Wednesday, December 22, 2004

More election nonsense

Democratic Rep. John Conyers is trying to get the media to turn over its raw exit poll data from the November 2004 presidential election. His rationale? According to this report, "so that any discrepancies between the data and the certified election results can be investigated." Conyers' letter claims that "[w]ithout the raw data, the committee will be severely handicapped in its efforts to show the need for serious election reform in the United States."

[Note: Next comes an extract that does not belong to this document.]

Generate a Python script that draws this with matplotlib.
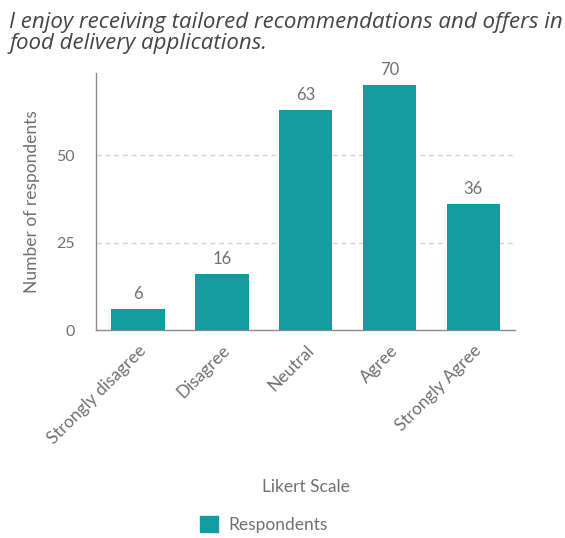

It is difficult to comprehend how anyone, especially the ranking Democrat on the House Judiciary Committee, can believe that exit poll results are more accurate than the actual vote count! While the exit poll data may be slightly different than tha pre-election polls we all watched anxiously, I recall that those pre-election polls all included a "margin of error." The margin of error, presumably, is to account for discrepancies in the sample, or inaccurate answers given to the poll-takers. There is no reason to believe that a poll of voters leaving the pools would not be subject to the same influences (e.g., over-sampling of one candidate's voters, false answers given by the voters, etc.) that the pre-election polls were, and would not also have a margin of error. What we do know, though, is the actual vote count leaves no room for error. It gives hard numbers on which the electors are chosen.

Why would hard numbers be less accurate than polls that include a margin of error? The election is over. To borrow a phrase, MoveOn.